14
Vent: A hotel wifi hack in Denver made me stop using public networks cold turkey
I was at a conference in Denver last month and connected to the hotel's free wifi to check my email. Within an hour, I got alerts for three login attempts from a city I've never been to. The hotel's network was wide open, no password, and someone had set up a fake portal that looked legit. Now I'm totally against using any public wifi, even with a VPN, because that risk feels too high. But my coworker says I'm being paranoid and that a good VPN is enough for checking basic stuff. What's your take?
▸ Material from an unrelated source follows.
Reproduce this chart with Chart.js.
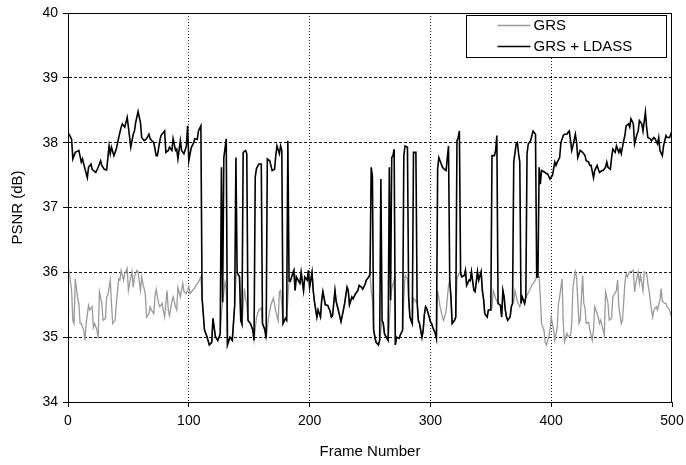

Do you ever use hotel or cafe wifi, or do you avoid it completely?
3 comments
Log in to join the discussion
Log In3 Comments
ericb668d ago
Stop using public networks cold turkey" seems like a big jump... a solid VPN should handle that fake portal risk. I still hop on hotel wifi with mine on, just for basic stuff.
0
ninabutler8d ago
But a VPN isn't a magic shield. Fake portals can still trick you before it even connects.
8
adam_nguyen77d agoMost Upvoted
Saw a tech blog post last year that broke down how those fake hotel login pages work. They can grab your data the second your device tries to auto-connect, before any VPN app even wakes up. The writer said the only real fix is to turn off auto-join for networks and manually connect with the VPN already running. It's a hassle, but it checks out.